To compute the total deflection of the wave front along the entire path, Einstein simply integrated this over the path.
...
(See below for a comment on how Einstein actually performed this integration.)

Source:
https://www.mathpages.com/rr/s8-09/8-09.htm

 

[PeterDonis]

The distance to the sun is $r$ in the integral under equation (4)

Ah, got it.

 

[Sagittarius A-Star]

Ah, got it.

I must also correct my posting #85. He makes no wrong assumption about the direction of the global gravitation field at a certain location. The only error is the missing spatial curvature.

 

[H_A_Landman]

I don't think so, but I'd need to double check the maths.

Is it the case that as the line of sight of the star moves further and further away from the star, the bending approaches the Newtonian prediction? If so, why are we told that the GR prediction is always precisely twice the Newtonian one?

It is not the case that in the weak-field limit, bending gets Newtonian. In that limit (of say the Schwarzschild metric) there is still a spatial term that ranges from 0% to 100% as large as the temporal term, depending on speed.

To get Newtonian gravity, you have to take the weak-field AND low-speed limits. The spatial term goes to zero at v=0, but equals the temporal term at v=c.

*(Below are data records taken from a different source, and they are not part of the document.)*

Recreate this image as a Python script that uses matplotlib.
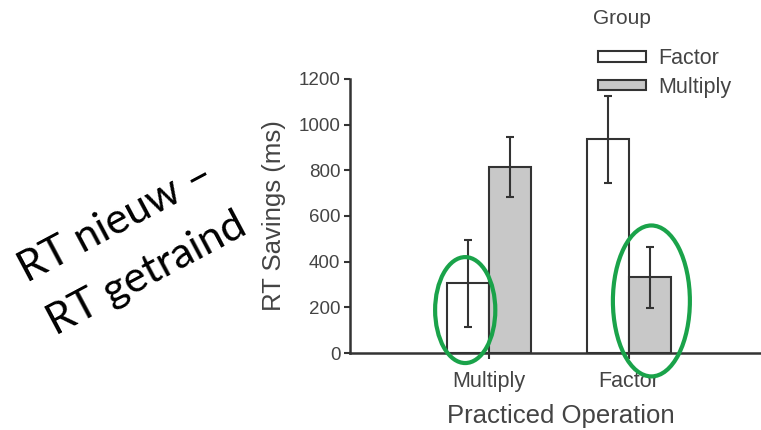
import numpy as np
import matplotlib.pyplot as plt
from matplotlib.patches import Patch, Ellipse

plt.rcParams['font.family'] = ['Liberation Sans', 'DejaVu Sans']

operations = ['Multiply', 'Factor']
groups = ['Factor', 'Multiply']
means = {'Factor': [305, 936], 'Multiply': [816, 331]}
errs = {'Factor': [192, 191], 'Multiply': [132, 132]}
bar_colors = {'Factor': 'white', 'Multiply': '#c8c8c8'}

# green highlight rings: (operation index, group offset, y centre, width, height)
rings = [(0, -0.17, 188, 0.43, 464), (1, 0.16, 228, 0.55, 661)]

ink = '#333333'
fig = plt.figure(figsize=(7.61, 4.30), dpi=100)
ax = fig.add_axes([350/761, 77/430, 411/761, 274/430])

x = np.arange(len(operations))
w = 0.3
for i, g in enumerate(groups):
    pos = x + (i - 0.5) * w
    ax.bar(pos, means[g], width=w, color=bar_colors[g], edgecolor=ink,
           linewidth=1.5, label=g, zorder=2)
    ax.errorbar(pos, means[g], yerr=errs[g], fmt='none', ecolor=ink,
                elinewidth=1.5, capsize=3, capthick=1.5, zorder=3)

for op, dx, yc, ew, eh in rings:
    ax.add_patch(Ellipse((x[op] + dx, yc), ew, eh, fill=False,
                         edgecolor='#1aa34a', linewidth=3, clip_on=False, zorder=4))

ax.set_xlim(-0.993, 1.943)
ax.set_ylim(0, 1200)
ax.set_yticks(np.arange(0, 1201, 200))
ax.set_xticks(x)
ax.set_xticklabels(operations, fontsize=15.5, color='#444444')
ax.tick_params(axis='y', labelsize=13.5, labelcolor='#444444', color=ink,
               length=4, width=1.5, direction='out', pad=3)
ax.tick_params(axis='x', color=ink, length=4, width=1.5, pad=9)
for s in ['top', 'right']:
    ax.spines[s].set_visible(False)
for s in ['left', 'bottom']:
    ax.spines[s].set_color(ink)
    ax.spines[s].set_linewidth(1.8)

ax.set_ylabel('RT Savings (ms)', fontsize=18.5, color='#444444')
ax.yaxis.set_label_coords((286 - 350) / 411, 0.5)
ax.set_xlabel('Practiced Operation', fontsize=18.5, color='#444444')
ax.xaxis.set_label_coords((561 - 350) / 411, -(404 - 353) / 274)

handles = [Patch(facecolor=bar_colors[g], edgecolor=ink, linewidth=1.5) for g in groups]
fig.legend(handles, groups, loc='upper left', bbox_to_anchor=(598/761, 1 - 48/430),
           frameon=False, fontsize=15.5, handlelength=2.25, handleheight=0.38,
           handletextpad=0.55, labelspacing=0.35, borderpad=0, borderaxespad=0,
           labelcolor='#444444')
fig.text(593/761, 1 - 19/430, 'Group', fontsize=15, color='#444444',
         ha='left', va='center')

fig.text(116/761, 1 - 222/430, 'RT nieuw \u2013', fontsize=31, rotation=28,
         ha='center', va='center', family=['Lato', 'DejaVu Sans'], rotation_mode='anchor')
fig.text(147/761, 1 - 274/430, 'RT getraind', fontsize=31, rotation=28,
         ha='center', va='center', family=['Lato', 'DejaVu Sans'], rotation_mode='anchor')

fig.savefig('out.png', dpi=100)
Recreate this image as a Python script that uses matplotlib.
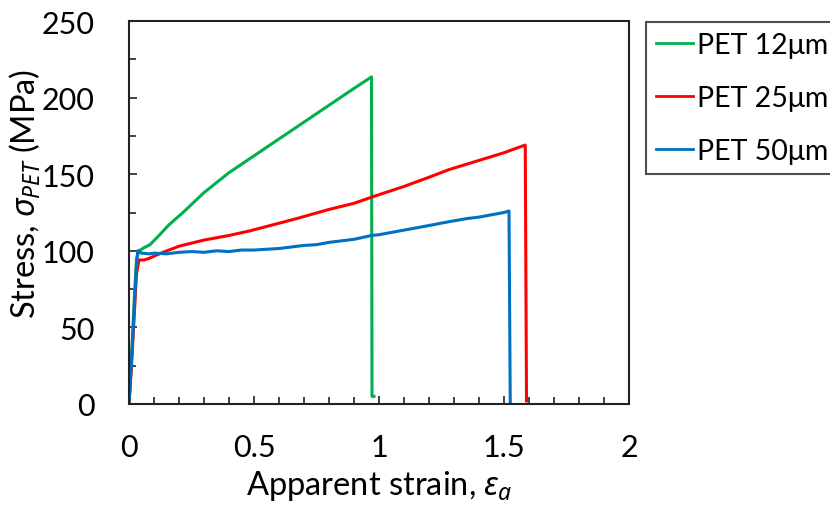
import matplotlib
matplotlib.use("Agg")
import matplotlib.pyplot as plt
from matplotlib.ticker import MultipleLocator

plt.rcParams['font.family'] = ['Lato', 'DejaVu Sans']
plt.rcParams['mathtext.fontset'] = 'custom'
plt.rcParams['mathtext.rm'] = 'Noto Sans'
plt.rcParams['mathtext.it'] = 'Noto Sans:italic'

# PET 12um
x12 = [0, 0.01, 0.02, 0.03, 0.04, 0.06, 0.084, 0.12, 0.16, 0.216, 0.3, 0.4, 0.5, 0.6, 0.7, 0.8, 0.9, 0.97, 0.972, 0.98]
y12 = [0, 30, 65, 95, 100, 102, 104, 110, 117, 125, 138, 151, 162, 173, 184, 195, 206, 213.5, 5, 5]
# PET 25um
x25 = [0, 0.01, 0.02, 0.03, 0.04, 0.06, 0.08, 0.1, 0.136, 0.2, 0.3, 0.4, 0.483, 0.6, 0.67, 0.8, 0.9, 0.97, 1.1, 1.2, 1.28, 1.4, 1.5, 1.55, 1.585, 1.59]
y25 = [0, 25, 55, 85, 94, 94, 95, 96.5, 99, 103, 107, 110, 113, 118, 121, 127, 131, 135, 142, 148, 153, 159, 164, 167, 169, 2]
# PET 50um
x50 = [0, 0.01, 0.02, 0.03, 0.035, 0.05, 0.08, 0.1, 0.15, 0.2, 0.25, 0.3, 0.35, 0.4, 0.45, 0.5, 0.55, 0.6, 0.65, 0.7, 0.75, 0.8, 0.85, 0.9, 0.97, 1.0, 1.05, 1.1, 1.15, 1.2, 1.28, 1.35, 1.4, 1.45, 1.5, 1.52, 1.525]
y50 = [0, 28, 60, 90, 100, 98.5, 98, 98.5, 98, 99, 99.5, 99, 100, 99.5, 100.5, 100.5, 101, 101.5, 102.5, 103.5, 104, 105.5, 106.5, 107.5, 110, 110.5, 112, 113.5, 115, 116.5, 119, 121, 122, 123.5, 125, 126, 0]

series = [("PET 12μm", x12, y12, "#00B050"),
          ("PET 25μm", x25, y25, "#FF0000"),
          ("PET 50μm", x50, y50, "#0070C0")]

fig = plt.figure(figsize=(8.3, 5.1), dpi=100)
ax = fig.add_axes([129/830, 1-405/510, (629-129)/830, (405-22)/510])

for lab, x, y, c in series:
    ax.plot(x, y, color=c, lw=2.2, label=lab)

ax.set_xlim(0, 2)
ax.set_ylim(0, 250)
ax.xaxis.set_major_locator(MultipleLocator(0.5))
ax.xaxis.set_minor_locator(MultipleLocator(0.1))
ax.yaxis.set_major_locator(MultipleLocator(50))
ax.yaxis.set_minor_locator(MultipleLocator(25))
ax.xaxis.set_major_formatter(matplotlib.ticker.FuncFormatter(lambda v, p: f"{v:g}"))
ax.tick_params(which='both', direction='in', labelsize=22, width=1.2, color='#222222')
ax.tick_params(which='major', length=6)
ax.tick_params(which='minor', length=5)
ax.tick_params(axis='x', which='major', pad=21)
ax.tick_params(axis='y', which='major', pad=25)
for s in ax.spines.values():
    s.set_linewidth(1.5)
    s.set_color('#222222')

ax.set_xlabel("Apparent strain, $\\varepsilon_a$", fontsize=23.5, labelpad=5)
ax.set_ylabel("Stress, $\\sigma_{PET}$ (MPa)", fontsize=23.5)
ax.yaxis.set_label_coords(-0.172, 0.55)

leg = fig.legend(loc='upper left', bbox_to_anchor=(646/830, 1-23/510), borderaxespad=0,
                 fontsize=20.5, frameon=True, fancybox=False, edgecolor='#222222',
                 handlelength=1.3, handletextpad=0.15, labelspacing=0.95,
                 borderpad=0.35)
leg.get_frame().set_linewidth(1.5)
for l in leg.get_lines():
    l.set_linewidth(2.0)

fig.savefig("out.png", dpi=100)
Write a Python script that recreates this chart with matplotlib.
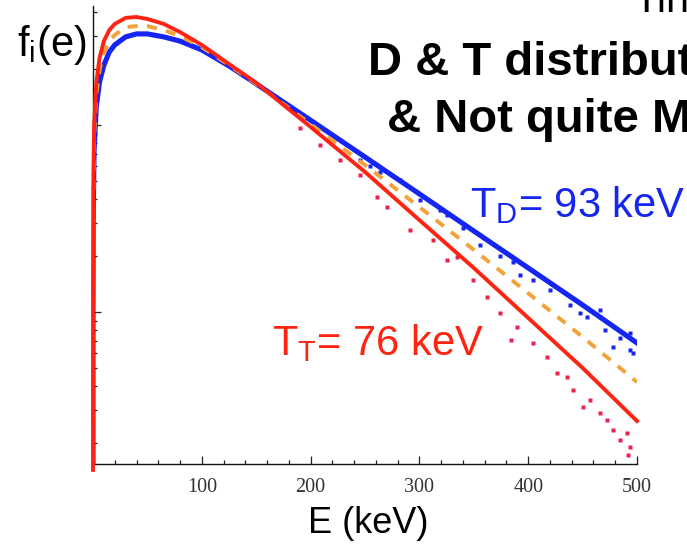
import matplotlib
matplotlib.use("Agg")
import matplotlib.pyplot as plt
from matplotlib.ticker import FixedLocator, MultipleLocator, LogLocator, NullFormatter

plt.rcParams["font.family"] = ["Liberation Sans", "DejaVu Sans"]
plt.rcParams["mathtext.fontset"] = "custom"
plt.rcParams["mathtext.rm"] = "Liberation Sans"

# Fitted distributions (counts per bin) against energy in keV
energy = [0.0002, 0.002, 0.02, 0.2, 1, 3, 6, 10, 15, 20, 30, 40, 50, 65, 80,
          100, 125, 150, 200, 250, 300, 350, 400, 450, 500]
f_tritium = [1.43, 4.55, 14.3, 44.9, 100, 168, 228, 281, 322, 347, 374, 378, 369, 347, 314,
             268, 212, 168, 97.6, 56.1, 31.0, 17.2, 9.29, 5.02, 2.61]
f_deuterium = [1.05, 3.30, 10.5, 33.0, 73.5, 125, 170, 209, 246, 268, 296, 307, 307, 296, 281,
               252, 207, 166, 106, 67.4, 42.8, 27.1, 17.2, 10.9, 6.83]
f_mean = [1.23, 3.87, 12.2, 38.3, 85.2, 145, 197, 243, 281, 303, 334, 338, 338, 322, 299,
          261, 209, 166, 101, 61.1, 36.4, 21.5, 12.6, 7.35, 4.22]

# Simulated particle samples in the tail
tritium_E = [190.3, 208.6, 227.0, 245.4, 261.0, 270.2, 291.4, 312.5, 325.4, 334.6,
             349.3, 362.1, 374.1, 384.2, 389.7, 404.4, 417.3, 426.5, 435.7, 441.2,
             450.4, 456.8, 466.0, 472.4, 477.9, 484.4, 490.8, 493.6, 491.7, 497.2]
tritium_f = [96.4, 78.2, 65.0, 54.0, 41.2, 36.4, 27.5, 24.3, 19.0, 19.7,
             14.8, 12.0, 9.88, 7.09, 8.32, 6.83, 5.75, 4.72, 4.49, 3.83,
             3.10, 3.38, 2.88, 2.65, 2.34, 2.07, 2.25, 1.90, 1.72, 1.47]
deuterium_E = [245.4, 254.6, 263.8, 282.2, 318.9, 325.4, 340.1, 374.1, 386.0, 404.4,
               420.0, 447.6, 454.0, 466.0, 477.9, 493.6, 493.6, 496.3, 484.4, 438.4,
               392.5, 355.7, 300.6, 470.6]
deuterium_f = [65.0, 60.4, 56.1, 50.8, 35.1, 33.0, 28.1, 19.9, 18.5, 14.8,
               13.1, 9.88, 9.40, 10.2, 6.50, 7.72, 6.26, 6.04, 7.26, 10.9,
               15.8, 22.8, 39.7, 8.01]

x_ticks = [100, 200, 300, 400, 500]

red = "#ff2412"
blue = "#1626f2"
orange = "#f2a238"

W, H = 687, 544
fig = plt.figure(figsize=(W / 100, H / 100), dpi=100)
ax = fig.add_axes([93 / W, 80 / H, 544 / W, 458 / H])

ax.plot(deuterium_E, deuterium_f, ls="none", marker="s", ms=2.4, mec="none", color=blue)
ax.plot(tritium_E, tritium_f, ls="none", marker="s", ms=2.4, mec="none", color="#e8244e")
ax.plot(energy, f_deuterium, color=blue, lw=3.7)
ax.plot(energy, f_mean, color=orange, lw=2.8, dashes=(2.6, 2.4))
# the tritium curve rises straight up the axis near E = 0, so let it draw over the spine
ax.plot(energy, f_tritium, color=red, lw=2.8, zorder=3, clip_on=False)

ax.set_yscale("log")
ax.set_xlim(0, 500)
ax.set_ylim(1.538, 432.9)

for side in ("top", "right"):
    ax.spines[side].set_visible(False)
for side in ("left", "bottom"):
    ax.spines[side].set_linewidth(1.0)
    ax.spines[side].set_color("#111111")

ax.xaxis.set_major_locator(FixedLocator(x_ticks))
ax.xaxis.set_minor_locator(MultipleLocator(20))
ax.yaxis.set_major_locator(LogLocator(base=10))
ax.yaxis.set_minor_locator(LogLocator(base=10, subs=range(2, 10)))
ax.yaxis.set_major_formatter(NullFormatter())
ax.yaxis.set_minor_formatter(NullFormatter())
ax.tick_params(which="both", direction="in", color="#222222", width=0.9)
ax.tick_params(which="major", length=6)
ax.tick_params(which="minor", length=3)
ax.tick_params(axis="x", which="major", pad=10, labelsize=14.5, labelcolor="#333333")
for lbl in ax.get_xticklabels():
    lbl.set_family("Liberation Serif")


def put(x, y, s, **kw):
    fig.text(x / W, 1 - y / H, s, va="baseline", ha="left", **kw)


put(17, 56, r"f$_\mathrm{i}$(e)", fontsize=30)
put(308, 533, "E (keV)", fontsize=26)
put(633, 12, "Tin", fontsize=30)
put(368, 75, "D & T distribut", fontsize=34, fontweight="bold")
put(387, 132, "& Not quite M", fontsize=34, fontweight="bold")
put(470, 217, r"T$_\mathrm{D}$= 93 keV", fontsize=30, color=blue)
put(272, 355, r"T$_\mathrm{T}$= 76 keV", fontsize=30, color=red)

fig.savefig("out.png", dpi=100, facecolor="white")
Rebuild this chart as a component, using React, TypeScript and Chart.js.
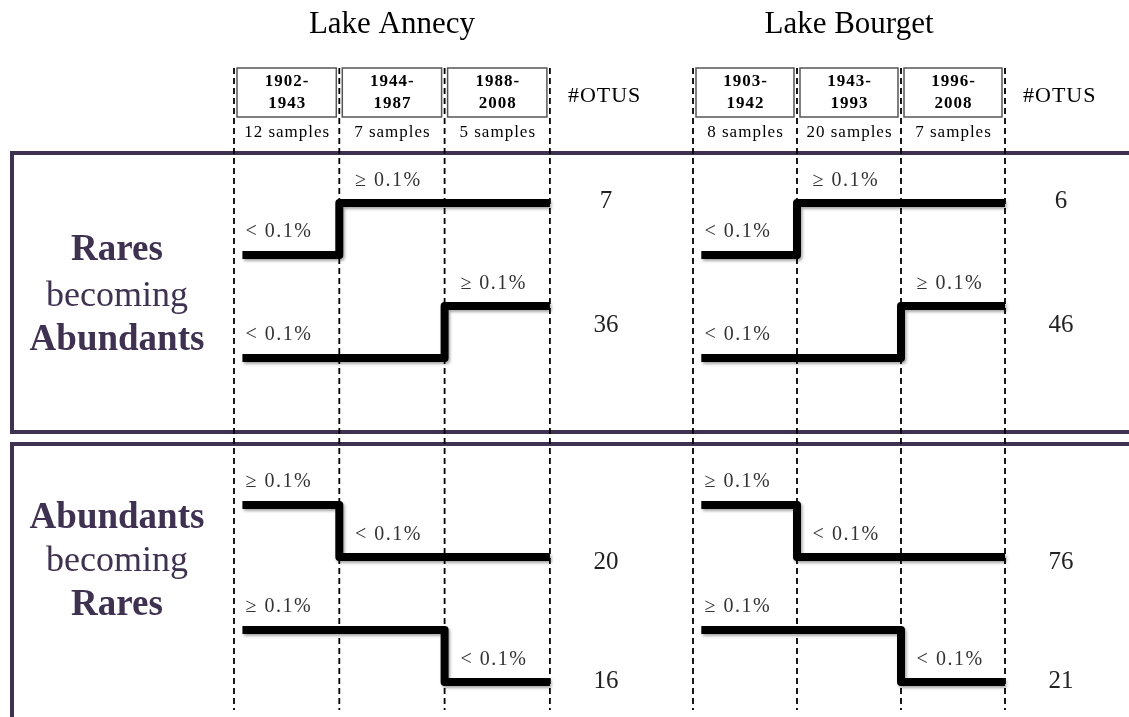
import { useEffect, useRef } from "react";
import { Chart, registerables } from "chart.js";

Chart.register(...registerables);

// ---------- data ----------
const lakeNames = ["Lake Annecy", "Lake Bourget"];
const annecyPeriods = ["1902-1943", "1944-1987", "1988-2008"];
const annecySamples = [12, 7, 5];
const bourgetPeriods = ["1903-1942", "1943-1993", "1996-2008"];
const bourgetSamples = [8, 20, 7];
// abundance state per period: 0 = "< 0.1%", 1 = "≥ 0.1%"
const rowPatterns = [
  [0, 1, 1],
  [0, 0, 1],
  [1, 0, 0],
  [1, 1, 0],
];
const annecyOtus = [7, 36, 20, 16];
const bourgetOtus = [6, 46, 76, 21];
const levelLabels = ["< 0.1%", "\u2265 0.1%"];
const otuHeader = "#OTUS";
const groupLabels = [
  ["Rares", "becoming", "Abundants"],
  ["Abundants", "becoming", "Rares"],
];
const groupBold = [true, false, true];

// ---------- layout ----------
const W = 1129;
const H = 717;
const SERIF = "'Liberation Serif', 'Times New Roman', serif";
const PURPLE = "#3f3151";
const ROW_LOW = [255, 358, 557, 682];
const STEP_H = 52;
const NUM_Y = [201, 325, 562, 681];
const GROUP_Y = [
  [250, 297, 340],
  [518, 562, 605],
];
const BOX_TOP = 68;
const BOX_BOTTOM = 117;
const DASH_TOP = 68;
const DASH_BOTTOM = 710;

const lakes = [
  { axis: "xA", periods: annecyPeriods, samples: annecySamples, otus: annecyOtus },
  { axis: "xB", periods: bourgetPeriods, samples: bourgetSamples, otus: bourgetOtus },
];

const lineY = (row: number, state: number) => ROW_LOW[row] - state * STEP_H;

function txt(
  ctx: CanvasRenderingContext2D,
  s: string,
  x: number,
  y: number,
  size: number,
  o: { bold?: boolean; color?: string; align?: CanvasTextAlign; spacing?: number } = {}
) {
  ctx.save();
  ctx.font = `${o.bold ? "bold " : ""}${size}px ${SERIF}`;
  ctx.fillStyle = o.color || "#000";
  ctx.textAlign = o.align || "center";
  ctx.textBaseline = "middle";
  const sp = o.spacing || 0;
  (ctx as any).letterSpacing = `${sp}px`;
  // compensate trailing spacing for centred text
  const dx = (o.align || "center") === "center" ? sp / 2 : 0;
  ctx.fillText(s, x + dx, y);
  ctx.restore();
}

const framePlugin = {
  id: "frames",
  beforeDatasetsDraw(chart: any) {
    const ctx: CanvasRenderingContext2D = chart.ctx;
    ctx.save();
    ctx.strokeStyle = PURPLE;
    ctx.lineWidth = 4;
    ctx.beginPath();
    ctx.moveTo(W + 5, 153);
    ctx.lineTo(12, 153);
    ctx.lineTo(12, 432);
    ctx.lineTo(W + 5, 432);
    ctx.stroke();
    ctx.beginPath();
    ctx.moveTo(W + 5, 444);
    ctx.lineTo(12, 444);
    ctx.lineTo(12, H + 5);
    ctx.stroke();
    ctx.restore();
  },
  beforeDatasetDraw(chart: any, args: any) {
    const ds = chart.data.datasets[args.index];
    const ctx: CanvasRenderingContext2D = chart.ctx;
    ctx.save();
    if (ds.borderWidth > 4) {
      ctx.shadowColor = "rgba(0,0,0,0.35)";
      ctx.shadowBlur = 3;
      ctx.shadowOffsetX = 1.5;
      ctx.shadowOffsetY = 2;
    }
  },
  afterDatasetDraw(chart: any) {
    chart.ctx.restore();
  },
  afterDatasetsDraw(chart: any) {
    const ctx: CanvasRenderingContext2D = chart.ctx;
    // group labels
    groupLabels.forEach((words, g) => {
      words.forEach((w, i) => {
        txt(ctx, w, 117, GROUP_Y[g][i], groupBold[i] ? 37 : 36, { bold: groupBold[i], color: PURPLE });
      });
    });
    lakes.forEach((lake, li) => {
      const sc = chart.scales[lake.axis];
      const px = (v: number) => sc.getPixelForValue(v);
      // title
      txt(ctx, lakeNames[li], (px(0) + px(3)) / 2, 25, 31);
      // header boxes
      lake.periods.forEach((p, i) => {
        const x0 = px(i) + 3;
        const x1 = px(i + 1) - 3;
        ctx.save();
        ctx.fillStyle = "#fff";
        ctx.fillRect(x0, BOX_TOP, x1 - x0, BOX_BOTTOM - BOX_TOP);
        ctx.strokeStyle = "#555";
        ctx.lineWidth = 1.5;
        ctx.strokeRect(x0, BOX_TOP, x1 - x0, BOX_BOTTOM - BOX_TOP);
        ctx.restore();
        const [a, b] = p.split("-");
        const cx = (px(i) + px(i + 1)) / 2;
        txt(ctx, a + "-", cx, 82, 17, { bold: true, spacing: 1 });
        txt(ctx, b, cx, 104, 17, { bold: true, spacing: 1 });
        txt(ctx, `${lake.samples[i]} samples`, cx, 133, 17, { spacing: 1 });
      });
      // #OTUS header
      txt(ctx, otuHeader, px(3) + 18, 96, 22, { align: "left", spacing: 1 });
      // level labels and OTU counts
      rowPatterns.forEach((pat, r) => {
        txt(ctx, levelLabels[pat[0]], px(0.11), lineY(r, pat[0]) - 23, 20, {
          align: "left",
          color: "#333",
          spacing: 1.5,
        });
        const k = pat.findIndex((s) => s !== pat[0]);
        txt(ctx, levelLabels[pat[k]], px(k + 0.15), lineY(r, pat[k]) - 22, 20, {
          align: "left",
          color: "#333",
          spacing: 1.5,
        });
        txt(ctx, String(lake.otus[r]), px(3) + 56, NUM_Y[r], 25, { color: "#222" });
      });
    });
  },
};

export default function App() {
  const ref = useRef<HTMLCanvasElement>(null);
  useEffect(() => {
    const canvas = ref.current!;
    const datasets: any[] = [];
    lakes.forEach((lake) => {
      for (let b = 0; b <= 3; b++) {
        datasets.push({
          data: [
            { x: b, y: DASH_TOP },
            { x: b, y: DASH_BOTTOM },
          ],
          xAxisID: lake.axis,
          yAxisID: "y",
          borderColor: "#000",
          borderWidth: 1.8,
          borderDash: [6, 4],
          pointRadius: 0,
        });
      }
    });
    lakes.forEach((lake) => {
      rowPatterns.forEach((pat, r) => {
        datasets.push({
          data: [
            { x: 0.08, y: lineY(r, pat[0]) },
            { x: 1, y: lineY(r, pat[1]) },
            { x: 2, y: lineY(r, pat[2]) },
            { x: 3, y: lineY(r, pat[2]) },
          ],
          xAxisID: lake.axis,
          yAxisID: "y",
          stepped: true,
          borderColor: "#000",
          borderWidth: 8,
          borderJoinStyle: "round",
          borderCapStyle: "butt",
          pointRadius: 0,
        });
      });
    });
    const chart = new Chart(canvas, {
      type: "line",
      data: { datasets },
      options: {
        animation: false,
        responsive: true,
        maintainAspectRatio: false,
        layout: { padding: 0 },
        plugins: { legend: { display: false }, tooltip: { enabled: false } },
        events: [],
        scales: {
          xA: { type: "linear", display: false, min: -234 / 105.3, max: (W - 234) / 105.3 },
          xB: { type: "linear", display: false, min: -693 / 104, max: (W - 693) / 104 },
          y: { type: "linear", display: false, min: 0, max: H, reverse: true },
        },
      },
      plugins: [framePlugin],
    });
    return () => chart.destroy();
  }, []);
  return (
    <div style={{ position: "fixed", left: 0, top: 0, width: W, height: H, background: "#fff" }}>
      <canvas ref={ref} />
    </div>
  );
}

So light cannot ever bend by just the Newtonian amount; because it travels at the speed of light, the spatial term is always at max, and the bending is exactly twice what Newton predicts.

At intermediate speeds, the spatial term is always smaller than the temporal term. Thus it is NEVER correct to simplify "gravity is due to the curvature of space-time" to "gravity is due to the curvature of space", but it is often correct to simplify it to "gravity is due to the curvature of time". For example, the gravity holding your butt in your chair is at least 99.9999% due to the curvature of time.